• [Goal of the exercise] Retype exactly the lines from the first one through the line with "const familySizes = [1, 2, 4, 8, 16, 32, 64];", including both ends; skip any pictures.

• [Given information]
>> begin
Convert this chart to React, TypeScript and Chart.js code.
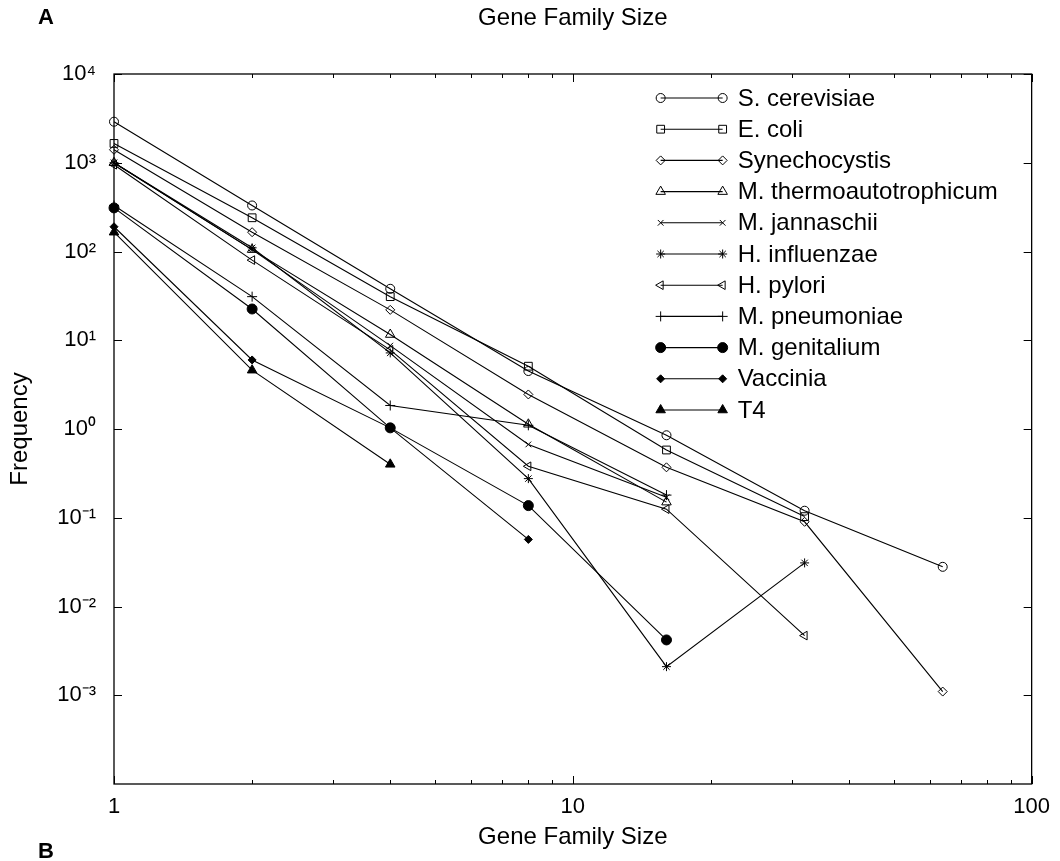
import { useEffect, useRef } from 'react';
import { Chart, registerables } from 'chart.js';
import { drawPoint } from 'chart.js/helpers';

Chart.register(...registerables);

// ---- data -------------------------------------------------------------
const familySizes = [1, 2, 4, 8, 16, 32, 64];

const sCerevisiae = [2900, 330, 38, 4.5, 0.85, 0.12, 0.028];
const eColi = [1650, 240, 31, 5.1, 0.58, 0.103];
const synechocystis = [1400, 165, 22, 2.45, 0.37, 0.09, 0.0011];
const mThermoautotrophicum = [1000, 105, 11.6, 1.13, 0.15];
const mJannaschii = [1000, 105, 8.7, 0.67, 0.17];
const hInfluenzae = [1000, 110, 7.2, 0.276, 0.0021, 0.031];
const hPylori = [950, 80, 7.8, 0.38, 0.125, 0.0047];
const mPneumoniae = [330, 31, 1.84, 1.1, 0.18];
const mGenitalium = [310, 22.5, 1.03, 0.137, 0.0042];
const vaccinia = [190, 6.0, 1.03, 0.057];
const t4 = [165, 4.6, 0.4];

const seriesNames = [
  'S. cerevisiae',
  'E. coli',
  'Synechocystis',
  'M. thermoautotrophicum',
  'M. jannaschii',
  'H. influenzae',
  'H. pylori',
  'M. pneumoniae',
  'M. genitalium',
  'Vaccinia',
  'T4',
];
const seriesValues = [
  sCerevisiae, eColi, synechocystis, mThermoautotrophicum, mJannaschii,
  hInfluenzae, hPylori, mPneumoniae, mGenitalium, vaccinia, t4,
];

const xTickValues = [1, 10, 100];
const xTickLabels = ['1', '10', '100'];
const xMinorTickValues = [2, 3, 4, 5, 6, 7, 8, 9, 20, 30, 40, 50, 60, 70, 80, 90];
const yTickValues = [1e4, 1e3, 1e2, 1e1, 1e0, 1e-1, 1e-2, 1e-3];
const yTickLabels = ['10⁴', '10³', '10²', '10¹', '10⁰', '10⁻¹', '10⁻²', '10⁻³'];

// ---- styles ----------------------------------------------------------------
type MarkerStyle = { style: string; rotation: number; radius: number; filled: boolean };
const markerStyles: MarkerStyle[] = [
  { style: 'circle', rotation: 0, radius: 4.5, filled: false },
  { style: 'rect', rotation: 0, radius: 5.5, filled: false },
  { style: 'rectRot', rotation: 0, radius: 4.5, filled: false },
  { style: 'triangle', rotation: 0, radius: 5.5, filled: false },
  { style: 'crossRot', rotation: 0, radius: 4, filled: false },
  { style: 'star', rotation: 0, radius: 4.5, filled: false },
  { style: 'triangle', rotation: -90, radius: 5, filled: false },
  { style: 'cross', rotation: 0, radius: 5, filled: false },
  { style: 'circle', rotation: 0, radius: 5, filled: true },
  { style: 'rectRot', rotation: 0, radius: 4, filled: true },
  { style: 'triangle', rotation: 0, radius: 5.5, filled: true },
];

const FONT = '"Liberation Sans", Arial, Helvetica, sans-serif';
const W = 1060;
const H = 861;

const framePlugin = {
  id: 'frame',
  afterDraw(chart: any) {
    const { ctx, chartArea } = chart;
    const xs = chart.scales.x;
    const ys = chart.scales.y;
    const { left, right, top, bottom } = chartArea;
    ctx.save();
    ctx.strokeStyle = '#000';
    ctx.lineWidth = 1.3;
    ctx.strokeRect(left, top, right - left, bottom - top);
    ctx.lineWidth = 1;
    ctx.beginPath();
    const major = 8;
    const minor = 4;
    xTickValues.forEach((v) => {
      const px = Math.round(xs.getPixelForValue(v)) + 0.5;
      ctx.moveTo(px, bottom); ctx.lineTo(px, bottom - major);
      ctx.moveTo(px, top); ctx.lineTo(px, top + major);
    });
    xMinorTickValues.forEach((v) => {
      const px = Math.round(xs.getPixelForValue(v)) + 0.5;
      ctx.moveTo(px, bottom); ctx.lineTo(px, bottom - minor);
      ctx.moveTo(px, top); ctx.lineTo(px, top + minor);
    });
    yTickValues.forEach((v) => {
      const py = Math.round(ys.getPixelForValue(v)) + 0.5;
      ctx.moveTo(left, py); ctx.lineTo(left + major, py);
      ctx.moveTo(right, py); ctx.lineTo(right - major, py);
    });
    ctx.stroke();

    // panel letters and top title
    ctx.fillStyle = '#000';
    ctx.textBaseline = 'middle';
    ctx.textAlign = 'left';
    ctx.font = `bold 22px ${FONT}`;
    ctx.fillText('A', 38, 18);
    ctx.fillText('B', 38, 852);
    ctx.textAlign = 'center';
    ctx.font = `24px ${FONT}`;
    ctx.fillText('Gene Family Size', (left + right) / 2, 18);

    // legend
    const lx0 = right - 371;
    const lx1 = right - 309;
    const ltx = right - 294;
    const ly0 = top + 24;
    const lstep = 31.2;
    ctx.textAlign = 'left';
    ctx.font = `24px ${FONT}`;
    seriesNames.forEach((name, i) => {
      const y = ly0 + i * lstep;
      const st = markerStyles[i];
      ctx.strokeStyle = '#000';
      ctx.lineWidth = 1.1;
      ctx.beginPath();
      ctx.moveTo(lx0, y);
      ctx.lineTo(lx1, y);
      ctx.stroke();
      ctx.lineWidth = 1;
      ctx.fillStyle = st.filled ? '#000' : 'rgba(0,0,0,0)';
      const opts = { pointStyle: st.style, rotation: st.rotation, radius: st.radius, borderWidth: 1 };
      drawPoint(ctx, opts as any, lx0, y);
      drawPoint(ctx, opts as any, lx1, y);
      ctx.fillStyle = '#000';
      ctx.fillText(name, ltx, y + 1);
    });
    ctx.restore();
  },
};

export default function App() {
  const ref = useRef<HTMLCanvasElement | null>(null);
  useEffect(() => {
    if (!ref.current) return;
    const datasets = seriesValues.map((vals, i) => {
      const st = markerStyles[i];
      return {
        label: seriesNames[i],
        data: vals.map((v, j) => ({ x: familySizes[j], y: v })),
        borderColor: '#000',
        borderWidth: 1.1,
        pointStyle: st.style,
        pointRotation: st.rotation,
        pointRadius: st.radius,
        pointBackgroundColor: st.filled ? '#000' : 'rgba(0,0,0,0)',
        pointBorderColor: '#000',
        pointBorderWidth: 1,
        tension: 0,
        fill: false,
        clip: false,
      };
    });
    const tickFont = { family: FONT, size: 22 };
    const chart = new Chart(ref.current, {
      type: 'line',
      data: { datasets: datasets as any },
      plugins: [framePlugin],
      options: {
        responsive: false,
        animation: false,
        events: [],
        layout: { padding: { top: 74, right: 26, left: 0, bottom: 0 } },
        plugins: { legend: { display: false }, tooltip: { enabled: false }, title: { display: false } },
        scales: {
          x: {
            type: 'logarithmic',
            min: 1,
            max: 100,
            afterBuildTicks: (s: any) => { s.ticks = xTickValues.map((v) => ({ value: v })); },
            afterFit: (s: any) => { s.height = 77; },
            ticks: {
              autoSkip: false,
              maxRotation: 0,
              color: '#000',
              font: tickFont,
              padding: 10,
              callback: (v: any) => {
                const k = xTickValues.indexOf(Number(v));
                return k >= 0 ? xTickLabels[k] : '';
              },
            },
            grid: { display: false, drawTicks: false },
            border: { display: false },
            title: {
              display: true,
              text: 'Gene Family Size',
              color: '#000',
              font: { family: FONT, size: 24 },
              padding: { top: 0, bottom: 9 },
            },
          },
          y: {
            type: 'logarithmic',
            min: 1e-4,
            max: 1e4,
            afterBuildTicks: (s: any) => { s.ticks = yTickValues.map((v) => ({ value: v })); },
            afterFit: (s: any) => { s.width = 114; },
            ticks: {
              autoSkip: false,
              color: '#000',
              font: tickFont,
              padding: 18,
              callback: (v: any) => {
                const k = yTickValues.findIndex((t) => Math.abs(Math.log10(t) - Math.log10(Number(v))) < 1e-6);
                return k >= 0 ? yTickLabels[k] : '';
              },
            },
            grid: { display: false, drawTicks: false },
            border: { display: false },
            title: {
              display: true,
              text: 'Frequency',
              color: '#000',
              font: { family: FONT, size: 24 },
              padding: { top: 6, bottom: 0 },
            },
          },
        },
      } as any,
    });
    return () => chart.destroy();
  }, []);
  return (
    <div style={{ position: 'absolute', left: 0, top: 0, width: W, height: H, background: '#fff' }}>
      <canvas ref={ref} width={W} height={H} style={{ display: 'block', width: W, height: H }} />
    </div>
  );
}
>> end
• [Task result]
Convert this chart to React, TypeScript and Chart.js code.
import { useEffect, useRef } from 'react';
import { Chart, registerables } from 'chart.js';
import { drawPoint } from 'chart.js/helpers';

Chart.register(...registerables);

// ---- data -------------------------------------------------------------
const familySizes = [1, 2, 4, 8, 16, 32, 64];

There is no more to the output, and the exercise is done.